REQUEST:
State the number of lines with the string "script" in them, and nothing else.

---- RECORDS FOR THIS TASK

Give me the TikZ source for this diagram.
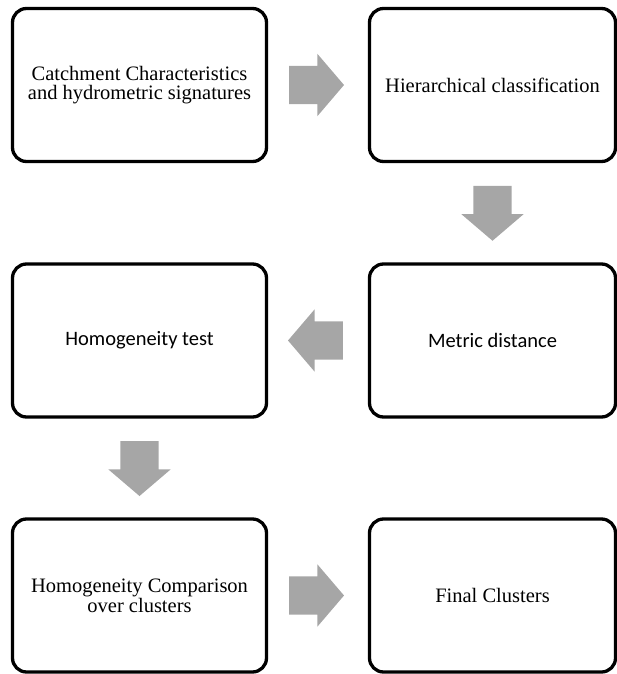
\documentclass[tikz,border=0pt]{standalone}
\usepackage{fontspec}
\setmainfont{Liberation Serif}
\newfontfamily\carlito{Carlito}
\usetikzlibrary{calc,shapes.arrows}
\definecolor{arrowgray}{HTML}{A6A6A6}

\begin{document}
\begin{tikzpicture}[x=1pt, y=-1pt,
    stage/.style={draw, line width=3.3pt, rounded corners=14pt, minimum height=153pt, align=center, inner sep=0pt},
    leftstage/.style={stage, minimum width=254pt},
    rightstage/.style={stage, minimum width=246pt},
    blockarrow/.style={single arrow, fill=arrowgray, draw=none, inner sep=19pt, minimum height=54pt, single arrow head extend=12pt, single arrow tip angle=99, anchor=tail}]
  \useasboundingbox (0,0) rectangle (617,674);
  % stages of the procedure
  \node[leftstage, font=\fontsize{20.5}{19}\selectfont] (cc) at (139.5,85) {Catchment Characteristics\\and hydrometric signatures};
  \node[rightstage, font=\fontsize{20.5}{19}\selectfont] (hc) at (492.5,85) {Hierarchical classification};
  \node[leftstage, font=\carlito\fontsize{20.5}{19}\selectfont] (ht) at (139.5,340.5) {Homogeneity test};
  \node[rightstage, font=\carlito\fontsize{20.5}{19}\selectfont] (md) at (492.5,340.5) {Metric distance};
  \node[leftstage, font=\fontsize{20.5}{17}\selectfont] (hcmp) at (139.5,595.5) {Homogeneity Comparison\\over clusters};
  \node[rightstage, font=\fontsize{20.5}{19}\selectfont] (fc) at (492.5,595.5) {Final Clusters};
  % block arrows between them, tail 27pt before the midpoint
  \foreach \a/\b/\r in {cc/hc/0, hc/md/270, md/ht/180, ht/hcmp/270, hcmp/fc/0} {
    \coordinate (mid\a) at ($(\a)!0.5!(\b)$);
    \node[blockarrow, shape border rotate=\r] (arr\a) at ($(mid\a)!27pt!(\a)$) {};
  }
\end{tikzpicture}
\end{document}
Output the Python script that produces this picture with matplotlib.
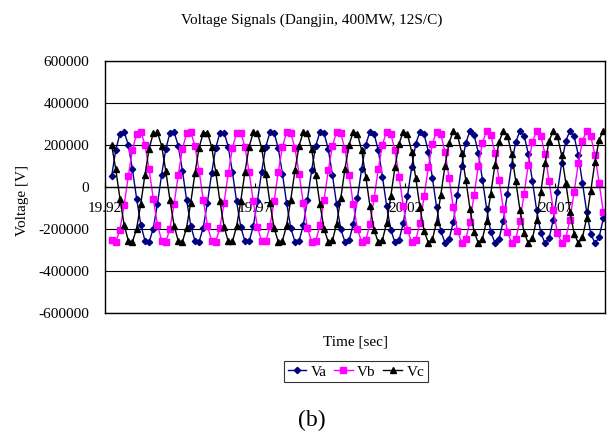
import numpy as np
import matplotlib
matplotlib.use('Agg')
import matplotlib.pyplot as plt

plt.rcParams['font.family'] = ['Liberation Serif', 'DejaVu Serif']

# ----------- datos (kV) -----------
T0 = 19.9222        # primer muestra [sec]
DT = 1.0 / 720.0    # paso de muestreo [sec]

Va = [51, 176, 254, 263, 201, 84, -55, -179, -255, -262, -198, -81,
      58, 182, 256, 261, 196, 77, -62, -184, -257, -260, -193, -74,
      65, 187, 258, 259, 191, 70, -69, -190, -259, -259, -188, -67,
      72, 192, 260, 258, 185, 63, -76, -195, -261, -256, -183, -60,
      79, 197, 262, 255, 180, 56, -83, -200, -262, -254, -177, -53,
      86, 202, 263, 253, 175, 49, -90, -204, -264, -252, -172, -45,
      93, 207, 264, 251, 169, 42, -97, -209, -265, -249, -166, -38,
      100, 211, 266, 248, 163, 35, -103, -214, -266, -247, -160, -31,
      107, 216, 266, 245, 158, 27, -110, -218, -267, -244, -155, -24,
      113, 220, 267, 242, 152, 20, -117, -222, -267, -240, -149]

Vb = [-253, -263, -203, -88, 51, 176, 254, 263, 201, 84, -55, -179,
      -255, -262, -198, -81, 58, 182, 256, 261, 196, 77, -62, -184,
      -257, -260, -193, -74, 65, 187, 258, 259, 191, 70, -69, -190,
      -259, -259, -188, -67, 72, 192, 260, 258, 185, 63, -76, -195,
      -261, -256, -183, -60, 79, 197, 262, 255, 180, 56, -83, -200,
      -262, -254, -177, -53, 86, 202, 263, 253, 175, 49, -90, -204,
      -264, -252, -172, -45, 93, 207, 264, 251, 169, 42, -97, -209,
      -265, -249, -166, -38, 100, 211, 266, 248, 163, 35, -103, -214,
      -266, -247, -160, -31, 107, 216, 266, 245, 158, 27, -110, -218,
      -267, -244, -155, -24, 113, 220, 267, 242, 152, 20, -117]

Vc = [201, 84, -55, -179, -255, -262, -198, -81, 58, 182, 256, 261,
      196, 77, -62, -184, -257, -260, -193, -74, 65, 187, 258, 259,
      191, 70, -69, -190, -259, -259, -188, -67, 72, 192, 260, 258,
      185, 63, -76, -195, -261, -256, -183, -60, 79, 197, 262, 255,
      180, 56, -83, -200, -262, -254, -177, -53, 86, 202, 263, 253,
      175, 49, -90, -204, -264, -252, -172, -45, 93, 207, 264, 251,
      169, 42, -97, -209, -265, -249, -166, -38, 100, 211, 266, 248,
      163, 35, -103, -214, -266, -247, -160, -31, 107, 216, 266, 245,
      158, 27, -110, -218, -267, -244, -155, -24, 113, 220, 267, 242,
      152, 20, -117, -222, -267, -240, -149, -17, 120, 224, 268]

x_ticks = [19.92, 19.97, 20.02, 20.07]
y_ticks = [-600000, -400000, -200000, 0, 200000, 400000, 600000]

t = T0 + DT * np.arange(len(Va))

# ----------- grafico -----------
fig = plt.figure(figsize=(6.08, 4.32), dpi=100)
ax = fig.add_axes([0.1727, 0.2755, 0.8224, 0.5833])

l1, = ax.plot(t, np.array(Va) * 1000, color='#000080', marker='D', ms=3.2, lw=1)
l2, = ax.plot(t, np.array(Vb) * 1000, color='#FF00FF', marker='s', ms=4.0, lw=1)
l3, = ax.plot(t, np.array(Vc) * 1000, color='black', marker='^', ms=4.2, lw=1)

ax.set_xlim(19.92, 19.92 + 1 / 6)
ax.set_ylim(-600000, 600000)

ax.set_yticks(y_ticks)
ax.set_yticklabels([str(v) for v in y_ticks])
ax.yaxis.grid(True, color='black', lw=0.8)
ax.axhline(-600000, color='black', lw=1, clip_on=False)
ax.tick_params(axis='y', length=0, pad=11.5, labelsize=11)

ax.set_xticks(x_ticks)
ax.set_xticklabels(['%.2f' % v for v in x_ticks])
ax.tick_params(axis='x', direction='in', length=3, pad=11, labelsize=11)

ax.spines['bottom'].set_position(('data', 0))
for s in ['left', 'right', 'top', 'bottom']:
    ax.spines[s].set_color('black')
    ax.spines[s].set_linewidth(1)

fig.text(0.513, 1 - 24.3 / 432, 'Voltage Signals (Dangjin, 400MW, 12S/C)',
         ha='center', va='baseline', fontsize=11)
fig.text(0.5855, 1 - 346 / 432, 'Time [sec]', ha='center', va='baseline', fontsize=11)
fig.text(0.0378, 0.537, 'Voltage [V]', rotation=90, ha='center', va='center', fontsize=11)
fig.text(0.513, 1 - 426 / 432, '(b)', ha='center', va='baseline', fontsize=17)

leg = fig.legend([l1, l2, l3], ['Va', 'Vb', 'Vc'], loc='center',
                 bbox_to_anchor=(356 / 608, 1 - 371.7 / 432), ncol=3,
                 fancybox=False, edgecolor='black', fontsize=11,
                 handlelength=1.2, handletextpad=0.3, columnspacing=0.5,
                 borderpad=0.25, borderaxespad=0)
leg.get_frame().set_linewidth(0.8)

fig.savefig('out.png', dpi=100)
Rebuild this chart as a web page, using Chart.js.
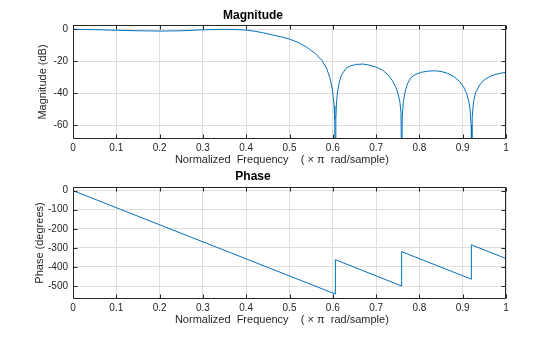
<!DOCTYPE html>
<html>
<head>
<meta charset="utf-8">
<script src="https://cdn.jsdelivr.net/npm/chart.js@4.4.0/dist/chart.umd.min.js"></script>
<style>
  body { margin: 0; background: #fff; }
  #wrap { position: relative; width: 560px; height: 337px; }
  canvas { position: absolute; left: 0; }
</style>
</head>
<body>
<div id="wrap">
  <canvas id="mag" width="560" height="170" style="top:0"></canvas>
  <canvas id="phase" width="560" height="172" style="top:165px"></canvas>
</div>
<script>
// tick labels
const freqTicks = [0, 0.1, 0.2, 0.3, 0.4, 0.5, 0.6, 0.7, 0.8, 0.9, 1];
const magTicks = [-60, -40, -20, 0];
const phaseTicks = [-500, -400, -300, -200, -100, 0];

// magnitude response (dB)
const magFreq = [0, 0.05, 0.1, 0.15, 0.2, 0.25, 0.3, 0.35, 0.38, 0.4, 0.42, 0.44, 0.46, 0.48, 0.5,
  0.52, 0.54, 0.56, 0.575, 0.585, 0.593, 0.598, 0.601, 0.603, 0.6045, 0.6058, 0.607, 0.6085, 0.611,
  0.615, 0.62, 0.63, 0.64, 0.655, 0.67, 0.685, 0.7, 0.715, 0.727, 0.737, 0.745, 0.751, 0.755, 0.7575,
  0.759, 0.7605, 0.763, 0.767, 0.772, 0.78, 0.79, 0.805, 0.82, 0.835, 0.85, 0.865, 0.88, 0.893,
  0.902, 0.909, 0.914, 0.917, 0.9195, 0.9208, 0.922, 0.925, 0.93, 0.939, 0.95, 0.962, 0.975, 0.99, 1];
const magDb = [0, -0.2, -0.6, -0.9, -1.1, -0.9, -0.3, 0.0, -0.2, -0.5, -1.2, -2.2, -3.5, -4.6, -6.1,
  -8.2, -11.2, -15.2, -19.5, -24, -30, -36, -42, -48, -56, -90, -56, -46, -39,
  -33, -28.6, -24.5, -22.9, -21.9, -21.7, -22.4, -23.6, -25.5, -28.3, -31.8, -35.8, -40.5, -45.5, -52,
  -90, -54, -45, -39, -34.2, -30.3, -28.3, -26.8, -26.1, -25.9, -26.3, -27.5, -29.6, -32.6,
  -36, -40, -45, -50, -60, -90, -55, -45, -39.5, -34.8, -31.5, -29.6, -28.2, -27.3, -26.9];

// phase response (degrees)
const phaseFreq = [0, 0.606, 0.606, 0.759, 0.759, 0.92, 0.92, 1];
const phaseDeg = [0, -542, -362, -500, -320, -464, -284, -356];

const LINE = '#0072BD';
const AXIS = '#262626';
const GRID = '#dedede';
const FONT = 'Liberation Sans, Arial, Helvetica, sans-serif';

const frame = {
  id: 'frame',
  afterDraw(chart) {
    const { ctx, chartArea: a, scales } = chart;
    const L = Math.round(a.left) + 0.5, R = Math.round(a.right) - 0.5;
    const T = Math.round(a.top) + 0.5, B = Math.round(a.bottom) - 0.5;
    ctx.save();
    ctx.strokeStyle = AXIS;
    ctx.lineWidth = 1;
    ctx.beginPath();
    ctx.rect(L, T, R - L, B - T);
    scales.x.ticks.forEach(t => {
      const px = Math.round(scales.x.getPixelForValue(t.value)) + 0.5;
      ctx.moveTo(px, B); ctx.lineTo(px, B - 4);
      ctx.moveTo(px, T); ctx.lineTo(px, T + 4);
    });
    scales.y.ticks.forEach(t => {
      const py = Math.round(scales.y.getPixelForValue(t.value)) + 0.5;
      ctx.moveTo(L, py); ctx.lineTo(L + 4, py);
      ctx.moveTo(R, py); ctx.lineTo(R - 4, py);
    });
    ctx.stroke();
    ctx.restore();
  }
};

function makeChart(id, opts) {
  const points = opts.xs.map((x, i) => ({ x: x, y: opts.ys[i] }));
  return new Chart(document.getElementById(id), {
    type: 'line',
    data: {
      datasets: [{
        data: points,
        borderColor: LINE,
        borderWidth: 1,
        pointRadius: 0,
        tension: 0,
        fill: false
      }]
    },
    options: {
      responsive: false,
      animation: false,
      layout: { padding: { left: 0, right: 54, top: 0, bottom: 0 } },
      plugins: {
        legend: { display: false },
        tooltip: { enabled: false },
        title: {
          display: true,
          text: opts.title,
          color: '#000',
          font: { family: FONT, size: 12, weight: 'bold' },
          padding: opts.titlePad
        }
      },
      scales: {
        x: {
          type: 'linear',
          min: 0,
          max: 1,
          afterBuildTicks: s => { s.ticks = freqTicks.map(v => ({ value: v })); },
          afterFit: s => { s.height = opts.xHeight; },
          grid: { color: GRID, drawTicks: false },
          border: { display: false },
          ticks: {
            color: AXIS,
            padding: 3,
            maxRotation: 0,
            font: { family: FONT, size: 10 },
            callback: v => String(v)
          },
          title: {
            display: true,
            // trailing blanks keep the label a little left of centre, as in the original
            text: 'Normalized  Frequency    ( \u00d7 \u03c0  rad/sample)     ',
            color: AXIS,
            font: { family: FONT, size: 11 },
            padding: { top: 0, bottom: opts.xTitleBottom }
          }
        },
        y: {
          type: 'linear',
          min: opts.yMin,
          max: opts.yMax,
          afterBuildTicks: s => { s.ticks = opts.yTicks.map(v => ({ value: v })); },
          afterFit: s => { s.width = 73; },
          grid: { color: GRID, drawTicks: false },
          border: { display: false },
          ticks: {
            color: AXIS,
            padding: 5,
            font: { family: FONT, size: 10 },
            callback: v => String(v)
          },
          title: {
            display: true,
            text: opts.yLabel,
            color: AXIS,
            font: { family: FONT, size: 11 },
            padding: { top: opts.yTitleTop, bottom: 0 }
          }
        }
      }
    },
    plugins: [frame]
  });
}

makeChart('mag', {
  xs: magFreq, ys: magDb,
  title: 'Magnitude',
  titlePad: { top: 8.3, bottom: 2.3 },
  xHeight: 31, xTitleBottom: 3.4,
  yMin: -68.5, yMax: 2.7, yTicks: magTicks,
  yLabel: 'Magnitude (dB)', yTitleTop: 36
});

makeChart('phase', {
  xs: phaseFreq, ys: phaseDeg,
  title: 'Phase',
  titlePad: { top: 4.5, bottom: 3.1 },
  xHeight: 38, xTitleBottom: 10.4,
  yMin: -568, yMax: 19, yTicks: phaseTicks,
  yLabel: 'Phase (degrees)', yTitleTop: 33
});
</script>
</body>
</html>
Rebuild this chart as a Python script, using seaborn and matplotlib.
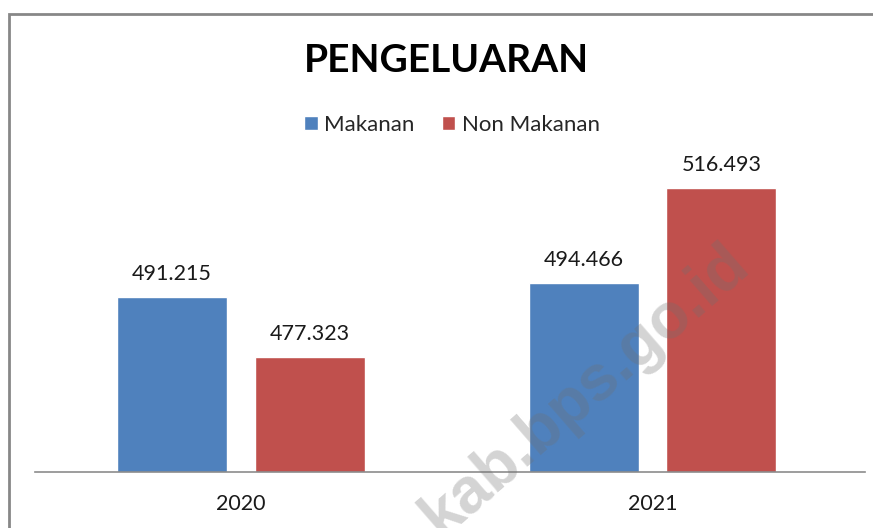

--------

FINAL RESULT:
5